Source data.
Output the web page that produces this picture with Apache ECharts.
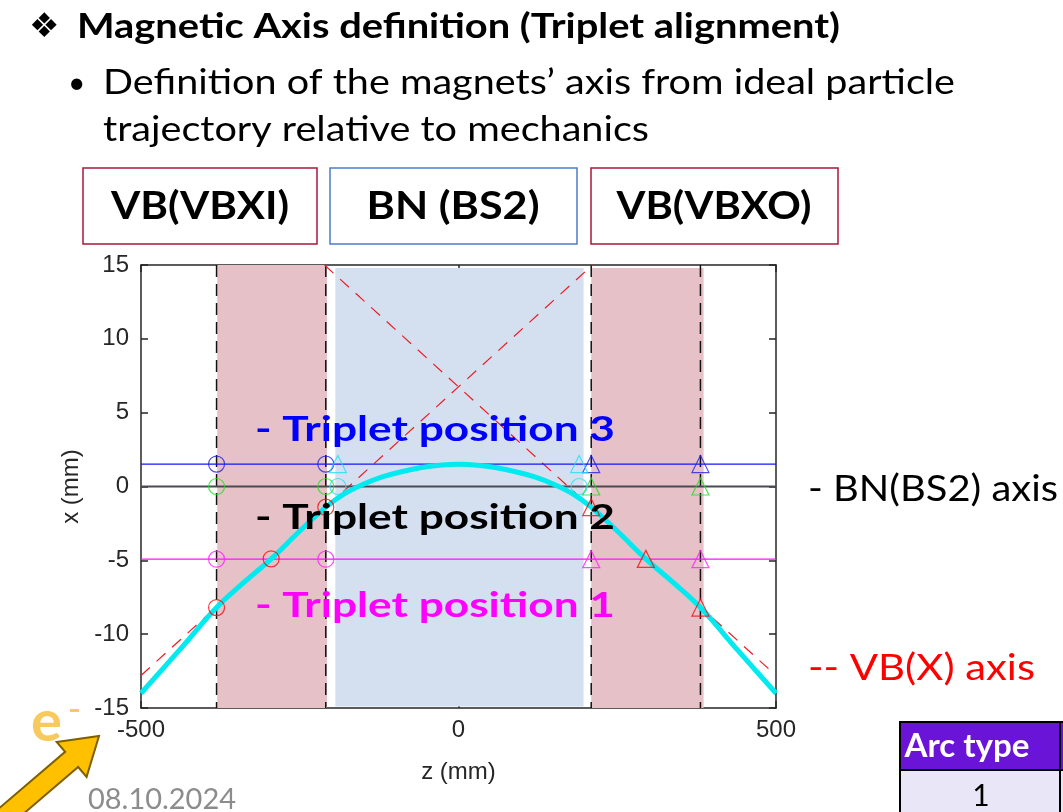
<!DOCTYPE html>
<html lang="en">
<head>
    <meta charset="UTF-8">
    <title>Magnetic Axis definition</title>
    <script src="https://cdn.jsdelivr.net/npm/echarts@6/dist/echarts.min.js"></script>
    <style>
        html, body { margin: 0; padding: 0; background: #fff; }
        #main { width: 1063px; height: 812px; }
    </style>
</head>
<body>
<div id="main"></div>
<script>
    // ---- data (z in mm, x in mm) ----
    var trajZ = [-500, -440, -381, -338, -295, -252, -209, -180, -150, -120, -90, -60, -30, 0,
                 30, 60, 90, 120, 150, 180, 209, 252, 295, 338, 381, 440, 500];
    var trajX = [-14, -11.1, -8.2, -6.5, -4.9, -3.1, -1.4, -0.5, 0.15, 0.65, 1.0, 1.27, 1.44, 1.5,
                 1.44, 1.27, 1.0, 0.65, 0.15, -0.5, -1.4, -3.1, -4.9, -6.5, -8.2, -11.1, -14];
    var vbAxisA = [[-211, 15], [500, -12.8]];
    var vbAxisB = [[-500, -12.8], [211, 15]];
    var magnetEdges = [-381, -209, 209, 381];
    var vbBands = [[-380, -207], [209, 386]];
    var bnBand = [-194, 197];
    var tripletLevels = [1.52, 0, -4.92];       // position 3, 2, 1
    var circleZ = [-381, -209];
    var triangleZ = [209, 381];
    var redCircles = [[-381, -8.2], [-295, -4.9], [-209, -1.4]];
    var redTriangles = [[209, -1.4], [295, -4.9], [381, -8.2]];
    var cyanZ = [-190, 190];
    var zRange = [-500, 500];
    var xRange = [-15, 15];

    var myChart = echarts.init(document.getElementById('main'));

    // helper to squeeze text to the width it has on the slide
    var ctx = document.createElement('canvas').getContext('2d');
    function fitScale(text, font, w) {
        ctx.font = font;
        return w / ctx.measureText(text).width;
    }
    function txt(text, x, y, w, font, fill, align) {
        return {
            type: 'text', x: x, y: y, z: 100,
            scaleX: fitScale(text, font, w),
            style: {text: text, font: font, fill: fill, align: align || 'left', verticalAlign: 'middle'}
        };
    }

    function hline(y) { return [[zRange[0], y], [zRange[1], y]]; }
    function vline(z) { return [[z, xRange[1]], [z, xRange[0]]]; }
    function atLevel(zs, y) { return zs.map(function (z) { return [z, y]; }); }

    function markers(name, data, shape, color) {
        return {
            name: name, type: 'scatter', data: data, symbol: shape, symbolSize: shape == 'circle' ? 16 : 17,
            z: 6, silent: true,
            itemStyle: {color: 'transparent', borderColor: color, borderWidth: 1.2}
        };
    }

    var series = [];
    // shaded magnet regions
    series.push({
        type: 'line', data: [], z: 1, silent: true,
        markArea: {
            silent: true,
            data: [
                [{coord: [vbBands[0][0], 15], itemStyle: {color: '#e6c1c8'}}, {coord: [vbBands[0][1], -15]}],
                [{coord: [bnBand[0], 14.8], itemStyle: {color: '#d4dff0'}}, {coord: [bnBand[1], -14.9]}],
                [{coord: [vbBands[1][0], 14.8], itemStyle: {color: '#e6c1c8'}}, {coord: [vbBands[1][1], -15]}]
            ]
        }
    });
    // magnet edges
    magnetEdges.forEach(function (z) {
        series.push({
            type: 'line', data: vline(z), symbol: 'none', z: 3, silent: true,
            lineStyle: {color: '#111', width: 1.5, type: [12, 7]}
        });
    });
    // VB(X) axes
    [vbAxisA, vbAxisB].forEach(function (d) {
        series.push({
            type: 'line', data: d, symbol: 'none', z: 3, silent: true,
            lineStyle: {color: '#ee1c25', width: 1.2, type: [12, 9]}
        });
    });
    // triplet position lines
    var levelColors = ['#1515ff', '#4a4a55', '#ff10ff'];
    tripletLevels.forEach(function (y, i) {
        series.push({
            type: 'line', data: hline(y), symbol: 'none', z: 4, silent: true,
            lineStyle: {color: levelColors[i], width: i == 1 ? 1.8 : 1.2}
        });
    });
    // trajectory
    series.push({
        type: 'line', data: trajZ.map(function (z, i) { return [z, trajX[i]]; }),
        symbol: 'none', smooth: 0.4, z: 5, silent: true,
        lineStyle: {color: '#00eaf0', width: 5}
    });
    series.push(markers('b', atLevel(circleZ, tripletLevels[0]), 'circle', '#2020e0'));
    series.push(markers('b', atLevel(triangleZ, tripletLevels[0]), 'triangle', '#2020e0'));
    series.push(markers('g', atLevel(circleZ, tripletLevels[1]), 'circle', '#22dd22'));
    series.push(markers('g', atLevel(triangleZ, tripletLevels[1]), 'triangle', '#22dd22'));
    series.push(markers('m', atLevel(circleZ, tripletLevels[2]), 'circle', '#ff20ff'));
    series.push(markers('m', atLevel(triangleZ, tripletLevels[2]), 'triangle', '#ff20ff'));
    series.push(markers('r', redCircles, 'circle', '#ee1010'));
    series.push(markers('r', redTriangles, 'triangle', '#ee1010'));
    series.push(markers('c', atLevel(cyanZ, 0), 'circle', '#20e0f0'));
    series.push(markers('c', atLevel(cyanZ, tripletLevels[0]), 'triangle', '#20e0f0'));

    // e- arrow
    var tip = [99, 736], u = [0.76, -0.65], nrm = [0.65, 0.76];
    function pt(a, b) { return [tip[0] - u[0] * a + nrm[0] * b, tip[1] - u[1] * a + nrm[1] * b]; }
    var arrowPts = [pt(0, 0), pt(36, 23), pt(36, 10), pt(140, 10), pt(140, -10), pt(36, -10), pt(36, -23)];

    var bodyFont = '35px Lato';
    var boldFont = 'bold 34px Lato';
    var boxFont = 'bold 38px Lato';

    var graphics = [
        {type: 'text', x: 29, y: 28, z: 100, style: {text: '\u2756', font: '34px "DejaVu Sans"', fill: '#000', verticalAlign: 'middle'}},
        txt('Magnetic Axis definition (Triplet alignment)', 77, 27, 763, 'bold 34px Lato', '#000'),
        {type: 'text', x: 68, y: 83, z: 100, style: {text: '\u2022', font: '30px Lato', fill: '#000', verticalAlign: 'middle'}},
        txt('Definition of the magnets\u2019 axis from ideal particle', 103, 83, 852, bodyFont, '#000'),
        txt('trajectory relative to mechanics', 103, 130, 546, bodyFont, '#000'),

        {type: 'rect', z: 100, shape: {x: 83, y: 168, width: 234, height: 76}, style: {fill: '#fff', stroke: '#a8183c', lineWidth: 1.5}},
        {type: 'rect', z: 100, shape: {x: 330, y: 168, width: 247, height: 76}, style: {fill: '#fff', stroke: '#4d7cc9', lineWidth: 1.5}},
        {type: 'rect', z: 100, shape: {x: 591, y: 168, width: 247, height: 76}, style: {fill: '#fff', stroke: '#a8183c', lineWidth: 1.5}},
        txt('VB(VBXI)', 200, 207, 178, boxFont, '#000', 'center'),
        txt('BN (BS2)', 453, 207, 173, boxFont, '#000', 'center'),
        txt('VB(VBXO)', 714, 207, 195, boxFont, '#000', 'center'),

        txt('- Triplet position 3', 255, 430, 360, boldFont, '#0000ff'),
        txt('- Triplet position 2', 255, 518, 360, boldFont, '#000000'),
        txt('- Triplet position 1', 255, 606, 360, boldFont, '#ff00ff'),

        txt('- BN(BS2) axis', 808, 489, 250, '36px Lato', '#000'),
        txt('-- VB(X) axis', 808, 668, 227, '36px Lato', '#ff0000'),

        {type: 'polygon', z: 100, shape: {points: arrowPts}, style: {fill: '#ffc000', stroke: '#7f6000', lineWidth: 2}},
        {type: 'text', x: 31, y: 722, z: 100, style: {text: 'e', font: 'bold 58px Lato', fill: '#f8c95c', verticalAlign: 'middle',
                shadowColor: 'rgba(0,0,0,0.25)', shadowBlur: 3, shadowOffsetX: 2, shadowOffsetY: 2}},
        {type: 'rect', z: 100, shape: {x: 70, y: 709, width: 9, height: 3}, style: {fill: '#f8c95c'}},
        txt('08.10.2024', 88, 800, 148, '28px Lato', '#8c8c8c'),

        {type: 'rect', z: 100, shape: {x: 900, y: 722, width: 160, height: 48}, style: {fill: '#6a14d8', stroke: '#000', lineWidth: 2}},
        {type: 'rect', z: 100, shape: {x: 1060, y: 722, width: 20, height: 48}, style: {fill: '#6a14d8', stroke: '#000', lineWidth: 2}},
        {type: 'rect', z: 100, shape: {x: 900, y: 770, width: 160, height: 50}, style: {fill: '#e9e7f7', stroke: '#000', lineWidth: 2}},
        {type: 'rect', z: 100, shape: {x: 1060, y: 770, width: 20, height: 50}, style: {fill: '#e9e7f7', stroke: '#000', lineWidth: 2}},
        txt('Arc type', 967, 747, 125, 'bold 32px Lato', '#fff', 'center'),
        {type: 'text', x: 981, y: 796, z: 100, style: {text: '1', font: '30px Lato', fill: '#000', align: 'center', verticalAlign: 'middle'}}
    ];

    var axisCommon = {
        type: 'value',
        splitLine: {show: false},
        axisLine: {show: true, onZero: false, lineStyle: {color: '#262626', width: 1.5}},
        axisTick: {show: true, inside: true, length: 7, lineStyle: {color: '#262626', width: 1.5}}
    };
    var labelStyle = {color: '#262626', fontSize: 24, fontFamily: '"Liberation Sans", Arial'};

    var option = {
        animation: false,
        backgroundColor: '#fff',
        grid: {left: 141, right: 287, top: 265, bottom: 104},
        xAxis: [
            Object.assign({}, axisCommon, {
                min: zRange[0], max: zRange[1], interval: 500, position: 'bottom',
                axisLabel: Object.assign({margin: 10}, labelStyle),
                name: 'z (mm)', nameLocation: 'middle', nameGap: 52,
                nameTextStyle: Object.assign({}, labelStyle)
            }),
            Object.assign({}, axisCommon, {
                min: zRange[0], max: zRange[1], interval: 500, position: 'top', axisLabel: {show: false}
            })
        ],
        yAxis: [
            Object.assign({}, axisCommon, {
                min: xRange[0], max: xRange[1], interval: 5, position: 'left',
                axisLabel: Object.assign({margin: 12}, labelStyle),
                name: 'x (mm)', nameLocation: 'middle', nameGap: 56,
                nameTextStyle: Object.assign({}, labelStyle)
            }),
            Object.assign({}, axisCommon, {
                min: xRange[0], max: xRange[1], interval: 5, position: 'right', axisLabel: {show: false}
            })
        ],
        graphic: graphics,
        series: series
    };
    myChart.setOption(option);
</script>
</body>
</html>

Exercise instructions.
From the first line of the listing above, repeat every line through the one holding "var myChart = echarts.init(document.getElementById('main'));". Both ends count, and pictures stay out.

Answer for the task.
Output the web page that produces this picture with Apache ECharts.
<!DOCTYPE html>
<html lang="en">
<head>
    <meta charset="UTF-8">
    <title>Magnetic Axis definition</title>
    <script src="https://cdn.jsdelivr.net/npm/echarts@6/dist/echarts.min.js"></script>
    <style>
        html, body { margin: 0; padding: 0; background: #fff; }
        #main { width: 1063px; height: 812px; }
    </style>
</head>
<body>
<div id="main"></div>
<script>
    // ---- data (z in mm, x in mm) ----
    var trajZ = [-500, -440, -381, -338, -295, -252, -209, -180, -150, -120, -90, -60, -30, 0,
                 30, 60, 90, 120, 150, 180, 209, 252, 295, 338, 381, 440, 500];
    var trajX = [-14, -11.1, -8.2, -6.5, -4.9, -3.1, -1.4, -0.5, 0.15, 0.65, 1.0, 1.27, 1.44, 1.5,
                 1.44, 1.27, 1.0, 0.65, 0.15, -0.5, -1.4, -3.1, -4.9, -6.5, -8.2, -11.1, -14];
    var vbAxisA = [[-211, 15], [500, -12.8]];
    var vbAxisB = [[-500, -12.8], [211, 15]];
    var magnetEdges = [-381, -209, 209, 381];
    var vbBands = [[-380, -207], [209, 386]];
    var bnBand = [-194, 197];
    var tripletLevels = [1.52, 0, -4.92];       // position 3, 2, 1
    var circleZ = [-381, -209];
    var triangleZ = [209, 381];
    var redCircles = [[-381, -8.2], [-295, -4.9], [-209, -1.4]];
    var redTriangles = [[209, -1.4], [295, -4.9], [381, -8.2]];
    var cyanZ = [-190, 190];
    var zRange = [-500, 500];
    var xRange = [-15, 15];

    var myChart = echarts.init(document.getElementById('main'));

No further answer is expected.